Steve Dicks
During our recent LSEG webinar held in October, LSEG Pricing Service subject matter experts discussed the impact that slowing inflation, current monetary policy stances from the leading central banks, low economic growth and other factors are having on bond markets around the world. Volatility in debt securities valuations is becoming more common, driven by the global and local challenges. In such an unpredictable environment, it is more important than ever to have a trusted source of evaluated pricing.
- While key themes such as inflation and economic growth are impacting most countries, individual markets are exhibiting a diverse set of reactions to this, creating volatility in all asset classes.
- Certain geopolitical risks are also a factor in driving current volatility.
- In such an environment, global firms are increasingly using LSEG Pricing Service to ensure timely, relevant, accurate and fair value data is incorporated in their portfolio management needs.
“Predictable volatility” – the idea that the unpredictable nature of the financial markets is now predictable as risk events seem to be occurring more frequently – was the focus of a recent speech by Nikhil Rathi, CEO of the UK Financial Conduct Authority. The discussion highlighted the rising volatility in various debt securities markets, a trend emphasized during a recent webinar by LSEG. Speakers explored the global drivers of market instability, such as interest rate cuts and examined how this heighten volatility is affecting debt market evaluated pricing. An evaluated price is derived for a debt security using a market-based calculation methodology and relevant data to estimate the security’s value at a given time.
Specific situations, common themes
Volatility in individual debt markets seems to be driven by specific issues that each individual country faces in coping with the current global economic situation. For example:
- European bonds – Weak European growth is led by Germany; it is possible that the country will contract for the second year in a row in 2024 – underscoring overall sub-par business activity. In response to the overall sluggish outlook, the European Central Bank (ECB) trimmed rates again in October, and further cuts are expected. Unsurprisingly, demand for fixed income new issues remains strong, with a good uptake from asset managers. Nonetheless, the ECB remains concerned that inflation could come back and cause potential price volatility in the market.
- UK bonds – The bond markets are watching the new UK government’s activity carefully to see what the future holds for public spending. The recent Budget announcement saw a move upwards in yields with UK government’s debt-to-GDP ratio at around 100%. The markets are very sensitive to any risk of large public sector spending programmes that are not adequately financed.
- US bonds – The next few weeks are likely to witness some volatility in the US bond markets. The 50bp rate cut in September by the Federal Reserve was followed by another cut delivered after the November election because of an uncertain outlook for jobs growth/inflation outlook. The election has delivered some volatility across bond and equity markets – as may the 1 January 2025 deadline for lawmakers to raise the nation’s debt ceiling or risk defaulting on more than $35 trillion in federal government debt.

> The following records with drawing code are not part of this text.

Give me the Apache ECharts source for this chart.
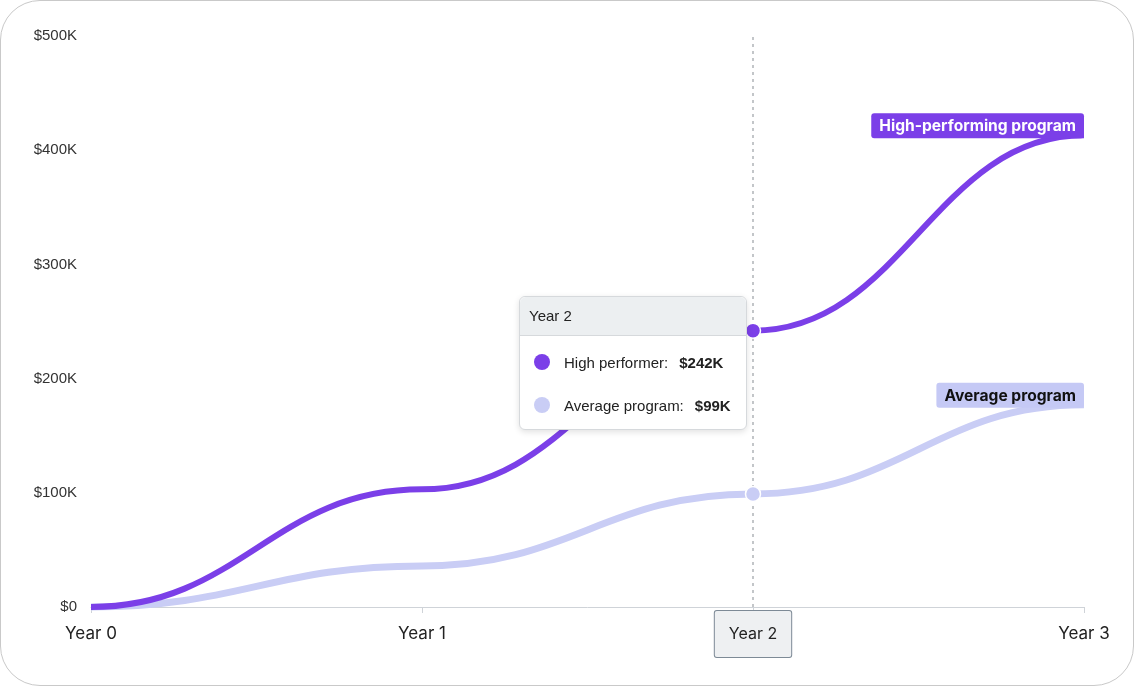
<!DOCTYPE html>
<html>
<head>
<meta charset="utf-8">
<script src="https://cdn.jsdelivr.net/npm/echarts@6/dist/echarts.min.js"></script>
<style>
  html, body { margin: 0; padding: 0; background: #fff; }
  #frame { position: absolute; left: 0; top: 0; width: 1134px; height: 686px; box-sizing: border-box;
    border: 1px solid #c9c9c9; border-radius: 40px; overflow: hidden; }
  #chart { width: 1134px; height: 686px; position: absolute; left: -1px; top: -1px; }
</style>
</head>
<body>
<div id="frame"><div id="chart"></div></div>
<script>
const categories = ['Year 0', 'Year 1', 'Year 2', 'Year 3'];
const highPerformer = [0, 103, 242, 413];   // $K
const averageProgram = [0, 36, 99, 177];    // $K
const yTicks = [0, 100, 200, 300, 400, 500];
const highName = 'High performer';
const avgName = 'Average program';
const highEndLabel = 'High-performing program';
const avgEndLabel = 'Average program';

const HIGH = '#7b3fe8';
const AVG = '#c9cdf5';

const chart = echarts.init(document.getElementById('chart'));
const fmtK = v => v === 0 ? '$0' : '$' + v + 'K';

// Curve through points with horizontal tangents at each point (cubic Bezier per segment)
function curveSeries(name, values, color, width, z) {
  return {
    name: name + ' curve',
    type: 'custom',
    data: values.map((v, i) => [i, v]),
    z: z,
    silent: true,
    tooltip: { show: false },
    renderItem: function (params, api) {
      if (params.dataIndex !== 0) return null;
      const pts = values.map((v, i) => api.coord([i, v]));
      let d = 'M' + pts[0][0] + ' ' + pts[0][1];
      for (let i = 1; i < pts.length; i++) {
        const a = pts[i - 1], b = pts[i];
        const k = (b[0] - a[0]) * 0.45;
        d += ' C' + (a[0] + k) + ' ' + a[1] + ' ' + (b[0] - k) + ' ' + b[1] + ' ' + b[0] + ' ' + b[1];
      }
      return {
        type: 'path',
        shape: { pathData: d },
        style: { fill: null, stroke: color, lineWidth: width, lineCap: 'butt', lineJoin: 'round' }
      };
    }
  };
}

function pointSeries(name, values, color, labelText, labelBg, labelColor, lw) {
  return {
    name: name,
    type: 'line',
    data: values,
    showSymbol: false,
    symbol: 'circle',
    symbolSize: 15,
    itemStyle: { color: color, borderColor: '#fff', borderWidth: 1.5 },
    lineStyle: { color: color, width: lw, opacity: 0 },
    emphasis: { disabled: false, scale: false, lineStyle: { width: lw, opacity: 0 } },
    z: 5,
    endLabel: {
      show: true,
      formatter: labelText,
      position: 'top',
      align: 'right',
      verticalAlign: 'bottom',
      distance: 0,
      offset: [0, 3],
      color: labelColor,
      fontFamily: 'Inter',
      fontWeight: 'bold',
      fontSize: 15.6,
      backgroundColor: labelBg,
      padding: [5, 8, 4, 8],
      borderRadius: 3
    }
  };
}

chart.setOption({
  animation: false,
  grid: { left: 91, right: 50, top: 36, bottom: 79, containLabel: false },
  xAxis: {
    type: 'category',
    data: categories,
    boundaryGap: false,
    axisLine: { lineStyle: { color: '#cfd3d8', width: 1 } },
    axisTick: { show: true, length: 6, lineStyle: { color: '#cfd3d8' } },
    axisLabel: { color: '#222', fontFamily: 'Inter', fontSize: 17, margin: 18 },
    axisPointer: {
      show: true,
      type: 'line',
      z: 1,
      lineStyle: { color: '#b0b4b8', type: [3, 4], width: 1.5 },
      label: {
        show: true,
        color: '#222',
        fontFamily: 'Inter',
        fontSize: 16,
        backgroundColor: '#eef0f2',
        borderColor: '#7d8a96',
        borderWidth: 1,
        borderRadius: 2,
        padding: [15, 14, 15, 14],
        margin: 4,
        shadowBlur: 0
      }
    }
  },
  yAxis: {
    type: 'value',
    min: 0, max: 500, interval: 100,
    splitLine: { show: false },
    axisLine: { show: false },
    axisTick: { show: false },
    axisLabel: { color: '#333', fontFamily: 'Liberation Sans, Arial', fontSize: 15, margin: 14,
      formatter: v => yTicks.indexOf(v) >= 0 ? fmtK(v) : '' }
  },
  tooltip: {
    trigger: 'axis',
    alwaysShowContent: true,
    triggerOn: 'none',
    padding: 0,
    borderColor: '#d6d9dc',
    borderWidth: 1,
    borderRadius: 6,
    backgroundColor: '#fff',
    extraCssText: 'box-shadow: 0 2px 6px rgba(0,0,0,0.12); width:226px;',
    position: function () { return [519, 296]; },
    formatter: function (params) {
      const head = '<div style="background:#eceff1;border-bottom:1px solid #d6d9dc;height:38px;font-size:15px;font-family:Liberation Sans, Arial;line-height:38px;padding:0 9px;color:#222;border-radius:6px 6px 0 0;">' + params[0].axisValue + '</div>';
      let rows = '';
      params.filter(p => p.seriesType === 'line').forEach(function (p, i) {
        const c = p.seriesIndex === 2 ? HIGH : AVG;
        rows += '<div style="display:flex;align-items:center;height:20px;margin-top:' + (i === 0 ? '16px' : '23px') + ';padding:0 14px;font-size:15px;font-family:Liberation Sans, Arial;color:#222;">' +
          '<span style="display:inline-block;width:16px;height:16px;border-radius:50%;background:' + c + ';margin-right:14px;"></span>' +
          '<span>' + p.seriesName + ':</span><b style="margin-left:11px;">' + fmtK(p.value) + '</b></div>';
      });
      return head + rows + '<div style="height:14px"></div>';
    }
  },
  series: [
    curveSeries(avgName, averageProgram, AVG, 7, 1),
    curveSeries(highName, highPerformer, HIGH, 6, 2),
    pointSeries(highName, highPerformer, HIGH, highEndLabel, HIGH, '#fff', 6),
    pointSeries(avgName, averageProgram, AVG, avgEndLabel, '#c5c9f5', '#111', 7)
  ]
});

chart.dispatchAction({ type: 'showTip', seriesIndex: 2, dataIndex: 2 });
</script>
</body>
</html>
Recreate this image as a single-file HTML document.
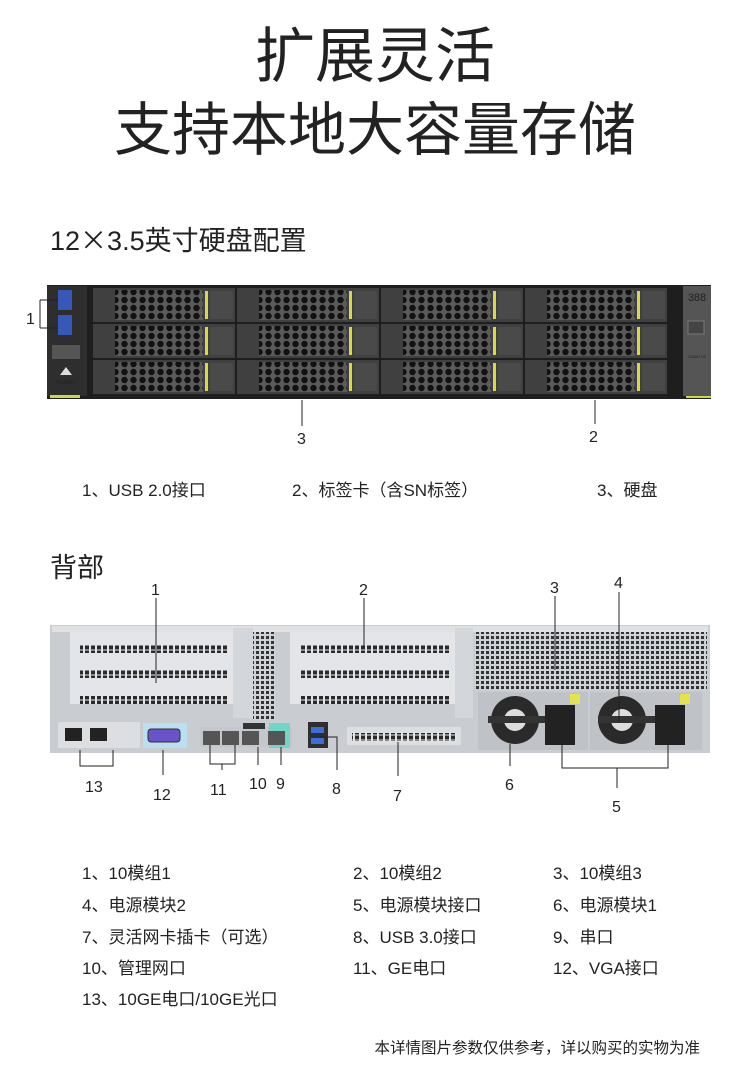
<!DOCTYPE html>
<html><head><meta charset="utf-8"><style>
html,body{margin:0;padding:0;background:#fff;}
svg{display:block;}
text{font-family:"Liberation Sans","Noto Sans CJK SC",sans-serif;fill:#222;}
</style></head><body>
<svg width="750" height="1073" viewBox="0 0 750 1073" xmlns="http://www.w3.org/2000/svg">
<defs>
<pattern id="hex" width="9" height="8" patternUnits="userSpaceOnUse">
<rect width="9" height="8" fill="#5a5a5a"/>
<circle cx="4.5" cy="4" r="3.2" fill="#111"/>
</pattern>
<pattern id="slots" width="6" height="5" patternUnits="userSpaceOnUse">
<rect width="6" height="5" fill="#e3e5e8"/>
<rect x="1" y="0.5" width="4" height="4" fill="#2a2a2a"/>
</pattern>
<pattern id="grid" width="5" height="5" patternUnits="userSpaceOnUse">
<rect width="5" height="5" fill="#cfd2d6"/>
<rect x="1" y="1" width="3" height="3" fill="#333"/>
</pattern>
<g id="bay">
 <rect width="142" height="34" fill="#404040"/><rect x="22" y="2" width="88" height="30" fill="url(#hex)"/><rect x="112" y="3" width="3" height="28" fill="#d8d84a"/><rect x="117" y="3" width="23" height="28" fill="#4a4a4a"/>
</g>
</defs>

<text x="375" y="77" font-size="60" text-anchor="middle" fill="#3a3a3a">扩展灵活</text>
<text x="375" y="150" font-size="58" text-anchor="middle" fill="#3a3a3a">支持本地大容量存储</text>
<text x="50" y="250" font-size="27" fill="#333">12<tspan font-family="Noto Sans CJK SC">×</tspan>3.5英寸硬盘配置</text>

<rect x="47" y="285" width="664" height="114" fill="#1e1e1e"/>
<rect x="47" y="286" width="40" height="110" fill="#2e2e2e"/>
<rect x="58" y="290" width="14" height="20" fill="#3658b8"/>
<rect x="58" y="315" width="14" height="20" fill="#3658b8"/>
<rect x="52" y="345" width="28" height="14" fill="#555"/>
<text x="66" y="384" font-size="5" text-anchor="middle" fill="#ccc">HUAWEI</text>
<path d="M60 375 l6 -8 l6 8z" fill="#ddd"/>
<rect x="50" y="395" width="30" height="3" fill="#c8d84a"/>
<use href="#bay" x="93" y="288"/><use href="#bay" x="93" y="324"/><use href="#bay" x="93" y="360"/>
<use href="#bay" x="237" y="288"/><use href="#bay" x="237" y="324"/><use href="#bay" x="237" y="360"/>
<use href="#bay" x="381" y="288"/><use href="#bay" x="381" y="324"/><use href="#bay" x="381" y="360"/>
<use href="#bay" x="525" y="288"/><use href="#bay" x="525" y="324"/><use href="#bay" x="525" y="360"/>
<rect x="683" y="286" width="28" height="110" fill="#555"/>
<text x="697" y="301" font-size="11" text-anchor="middle" fill="#ddd">388</text>
<rect x="688" y="321" width="16" height="13" fill="#444" stroke="#777"/>
<text x="697" y="358" font-size="4" text-anchor="middle" fill="#ddd">2288H V5</text>
<rect x="686" y="396" width="25" height="2" fill="#c8d84a"/>

<path d="M40 300 H58 M40 328 H58 M40 300 V328" stroke="#222" fill="none"/>
<text x="26" y="324" font-size="16">1</text>
<line x1="302" y1="400" x2="302" y2="426" stroke="#222"/>
<text x="297" y="444" font-size="16">3</text>
<line x1="595" y1="400" x2="595" y2="424" stroke="#222"/>
<text x="589" y="442" font-size="16">2</text>

<text x="82" y="496" font-size="17">1、USB 2.0接口</text>
<text x="292" y="496" font-size="17">2、标签卡（含SN标签）</text>
<text x="597" y="496" font-size="17">3、硬盘</text>

<text x="50" y="577" font-size="27" fill="#333">背部</text>

<rect x="50" y="625" width="660" height="128" fill="#c9ccd0"/>
<rect x="52" y="626" width="656" height="6" fill="#dfe1e4"/>
<rect x="70" y="632" width="163" height="72" fill="#e3e5e8"/>
<rect x="80" y="645" width="148" height="8" fill="url(#slots)"/>
<rect x="80" y="670" width="148" height="8" fill="url(#slots)"/>
<rect x="80" y="696" width="148" height="8" fill="url(#slots)"/>
<rect x="233" y="628" width="20" height="90" fill="#d3d6da"/>
<rect x="253" y="632" width="22" height="88" fill="url(#grid)"/>
<rect x="290" y="632" width="165" height="72" fill="#e3e5e8"/>
<rect x="300" y="645" width="150" height="8" fill="url(#slots)"/>
<rect x="300" y="670" width="150" height="8" fill="url(#slots)"/>
<rect x="300" y="696" width="150" height="8" fill="url(#slots)"/>
<rect x="455" y="628" width="18" height="90" fill="#d3d6da"/>
<rect x="475" y="632" width="232" height="58" fill="url(#grid)"/>
<rect x="478" y="692" width="110" height="58" fill="#bfc2c6"/>
<rect x="590" y="692" width="112" height="58" fill="#bfc2c6"/>
<circle cx="515" cy="720" r="24" fill="#2a2a2a"/><circle cx="515" cy="720" r="11" fill="#ddd"/>
<circle cx="622" cy="720" r="24" fill="#2a2a2a"/><circle cx="622" cy="720" r="11" fill="#ddd"/>
<rect x="488" y="716" width="62" height="7" fill="#333"/>
<rect x="598" y="716" width="62" height="7" fill="#333"/>
<rect x="545" y="705" width="30" height="40" fill="#222"/>
<rect x="655" y="705" width="30" height="40" fill="#222"/>
<rect x="570" y="694" width="10" height="10" fill="#e3e34a"/>
<rect x="680" y="694" width="10" height="10" fill="#e3e34a"/>
<rect x="58" y="722" width="82" height="26" fill="#dcdee1"/>
<rect x="65" y="728" width="17" height="13" fill="#222"/>
<rect x="90" y="728" width="17" height="13" fill="#222"/>
<rect x="143" y="723" width="44" height="25" fill="#b9e0ee"/>
<rect x="148" y="729" width="32" height="13" rx="3" fill="#6a52c8" stroke="#333"/>
<rect x="200" y="727" width="92" height="20" fill="#c4c7cb"/>
<rect x="269" y="723" width="21" height="25" fill="#6fd6c8"/>
<rect x="203" y="731" width="17" height="14" fill="#555"/>
<rect x="222" y="731" width="17" height="14" fill="#555"/>
<rect x="242" y="731" width="17" height="14" fill="#555"/>
<rect x="268" y="731" width="17" height="14" fill="#555"/>
<rect x="243" y="723" width="22" height="6" fill="#333"/>
<rect x="308" y="722" width="20" height="26" fill="#2e2e2e"/>
<rect x="311" y="727" width="13" height="6" fill="#3a6fd8"/>
<rect x="311" y="738" width="13" height="6" fill="#3a6fd8"/>
<rect x="347" y="727" width="114" height="18" fill="#dcdee1"/>
<rect x="352" y="733" width="105" height="8" fill="url(#slots)"/>

<g stroke="#222" fill="none">
<line x1="156" y1="598" x2="156" y2="683"/>
<line x1="364" y1="598" x2="364" y2="647"/>
<line x1="555" y1="596" x2="555" y2="670"/>
<line x1="619" y1="592" x2="619" y2="722"/>
<path d="M80 750 V766 H113 V750"/>
<line x1="163" y1="750" x2="163" y2="775"/>
<path d="M210 745 V764 H235 V745 M222 764 V770"/>
<line x1="258" y1="747" x2="258" y2="765"/>
<line x1="281" y1="747" x2="281" y2="765"/>
<path d="M320 737 H337 V770"/>
<line x1="398" y1="742" x2="398" y2="776"/>
<line x1="510" y1="744" x2="510" y2="766"/>
<path d="M562 744 V768 H668 V744 M617 768 V788"/>
</g>
<text x="151" y="595" font-size="16">1</text>
<text x="359" y="595" font-size="16">2</text>
<text x="550" y="593" font-size="16">3</text>
<text x="614" y="588" font-size="16">4</text>
<text x="85" y="792" font-size="16">13</text>
<text x="153" y="800" font-size="16">12</text>
<text x="210" y="795" font-size="16">11</text>
<text x="249" y="789" font-size="16">10</text>
<text x="276" y="789" font-size="16">9</text>
<text x="332" y="794" font-size="16">8</text>
<text x="393" y="801" font-size="16">7</text>
<text x="505" y="790" font-size="16">6</text>
<text x="612" y="812" font-size="16">5</text>

<g font-size="17">
<text x="82" y="879">1、10模组1</text>
<text x="353" y="879">2、10模组2</text>
<text x="553" y="879">3、10模组3</text>
<text x="82" y="911">4、电源模块2</text>
<text x="353" y="911">5、电源模块接口</text>
<text x="553" y="911">6、电源模块1</text>
<text x="82" y="943">7、灵活网卡插卡（可选）</text>
<text x="353" y="943">8、USB 3.0接口</text>
<text x="553" y="943">9、串口</text>
<text x="82" y="974">10、管理网口</text>
<text x="353" y="974">11、GE电口</text>
<text x="553" y="974">12、VGA接口</text>
<text x="82" y="1005">13、10GE电口/10GE光口</text>
</g>
<text x="700" y="1053" font-size="15.5" text-anchor="end">本详情图片参数仅供参考，详以购买的实物为准</text>
</svg>
</body></html>
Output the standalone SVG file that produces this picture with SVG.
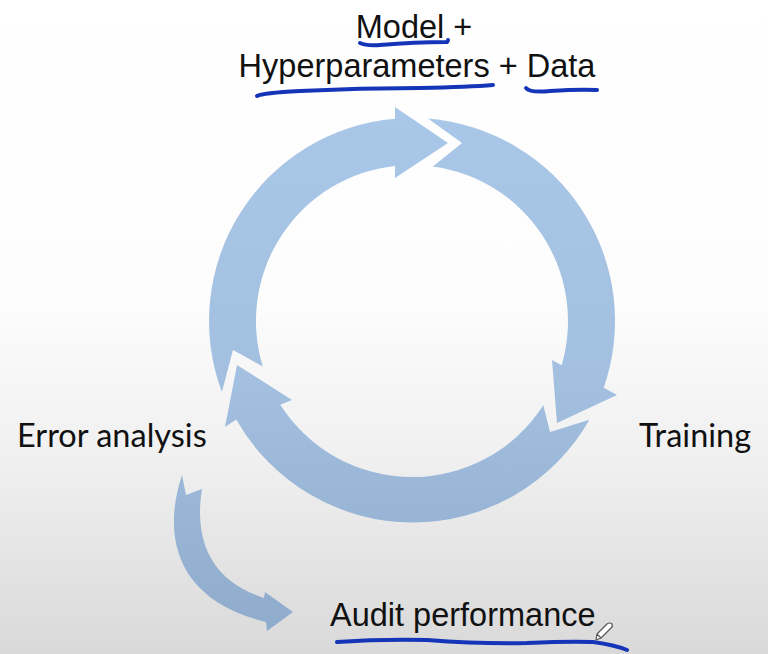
<svg xmlns="http://www.w3.org/2000/svg" width="768" height="654" viewBox="0 0 768 654">
  <defs>
    <linearGradient id="bg" x1="0" y1="0" x2="0" y2="654" gradientUnits="userSpaceOnUse">
      <stop offset="0" stop-color="#ffffff"/>
      <stop offset="0.45" stop-color="#fdfdfd"/>
      <stop offset="0.7" stop-color="#f0f0f0"/>
      <stop offset="1" stop-color="#d9d9d9"/>
    </linearGradient>
    <linearGradient id="arrowFill" x1="0" y1="100" x2="0" y2="654" gradientUnits="userSpaceOnUse">
      <stop offset="0" stop-color="#a9c7e8"/>
      <stop offset="0.5" stop-color="#a3c0e0"/>
      <stop offset="1" stop-color="#8eaacb"/>
    </linearGradient>
    <style>
      .arrow { fill: url(#arrowFill); }
      .sans { font-family: "Liberation Sans", Arial, sans-serif; font-size: 32.5px; fill: #111111; }
      .lato { font-family: Lato, "Open Sans", sans-serif; font-size: 32.5px; fill: #111111; }
      .ink { fill: none; stroke: #1535b8; stroke-width: 4; stroke-linecap: round; stroke-linejoin: round; }
    </style>
  </defs>

  <rect width="768" height="654" fill="url(#bg)"/>

  <!-- cycle arrows and the side arrow -->
  <g id="connectors">
    <path id="arrow-error-to-model" class="arrow" d="M 221.9 392.1 A 203 203 0 0 1 395 118.7 L 395 107 L 448 143 L 395 178 L 395 165.9 A 156 156 0 0 0 262.8 366.6 L 233 350 Z"/>
    <path id="arrow-model-to-training" class="arrow" d="M 427.9 118.6 A 203 203 0 0 1 603.7 387.8 L 617 395 L 557 423 L 552 360 L 561.6 365.2 A 156 156 0 0 0 432.9 166.4 L 462 143 Z"/>
    <path id="arrow-training-to-error" class="arrow" d="M 589.4 419.7 A 203 203 0 0 1 236.2 419.5 L 225 427 L 237 365 L 292 400 L 280.3 404.7 A 156 156 0 0 0 543.3 405.3 L 550 432 Z"/>
    <path id="arrow-error-to-audit" class="arrow" d="M 182 475 C 162 535 175 600 266 622 L 267 631 L 293 612 L 265 592 L 264 598 C 215 582 193 545 202 489 L 186 495 Z"/>
  </g>

  <g id="node-model-data">
    <text class="sans" x="414" y="38" text-anchor="middle">Model +</text>
    <text class="sans" x="417" y="77" text-anchor="middle">Hyperparameters + Data</text>
    <path class="ink" d="M 360 43 Q 366 46 380 45 Q 415 42 447 42 Q 448 41 448 40"/>
    <path class="ink" d="M 257 96 Q 262 93 300 91 Q 360 88 420 88 Q 470 87 493 85"/>
    <path class="ink" d="M 526 88 Q 530 93 550 91 Q 580 89 597 90"/>
  </g>

  <g id="node-error-analysis">
    <text class="lato" x="17" y="447">Error analysis</text>
  </g>

  <g id="node-training">
    <text class="lato" x="639" y="447">Training</text>
  </g>

  <g id="node-audit">
    <text class="sans" x="330" y="626">Audit performance</text>
    <path class="ink" d="M 337 642 Q 380 639 427 640 Q 480 644 527 643 Q 570 641 593 642 Q 615 645 627 650"/>
    <!-- pen cursor -->
    <path d="M 596 640 L 597 634 L 607 624 Q 610 622 612 624 Q 613 627 611 628 L 601 638 Z M 597 634 L 601 638" fill="#ffffff" stroke="#555555" stroke-width="1.2" stroke-linejoin="round"/>
  </g>
</svg>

- Japanese bonds – The potential normalisation of Japanese interest rates, with gentle rate rises flagged by policymakers, could have significant knock-on effects for the economy and both government and corporate debt. Higher interest rates could drive appreciation in the yen, which could create headwinds for the export sector. Already the Nikkei stock market was more volatile this year because of these trends, and further volatility in bond trading may also ensue.
In summary, current international issues such as inflation and weak economic growth are playing out differently and varies per country, generating either volatility today or potential for volatility tomorrow.
Geopolitical risk concerns
In addition to factors specific to individual countries, the uncertain geopolitical outlook with wars in both the Ukraine and the Middle East is impacting debt markets. However, individual debt markets seem to have factored in a certain amount of this risk. In the Middle East for example, the Israeli debt markets have remained stable since the hostilities began on 7 October 2023, even in the face of a recent ratings downgrade to Israeli debt. Nonetheless, the broadening of the Israeli regional conflict could drive a spike in oil and other commodity prices if supply chains are disrupted, potentially rekindling inflation around the world.
Other risks to the outlook for debt securities include changes in consumer spending patterns. The shift towards internet shopping and working from home has negatively hit commercial real estate securitised debt, for both office buildings and shopping malls – both in Europe and in the US. There are concerns among some analysts that the weaknesses in the commercial real estate market could spark the same kind of devastating correction that contributed to the cause of the financial crisis of 2007-2008, in the residential mortgage securitisation markets back then.
Confidence in valuations
In summary, investors in debt markets need to be prepared to encounter volatility and ensure they have a trusted source of pricing data for valuations of their portfolios. Top quality pricing across all asset classes, geographies and events means that our clients, regulators and other stakeholders have full confidence in the valuations of their assets.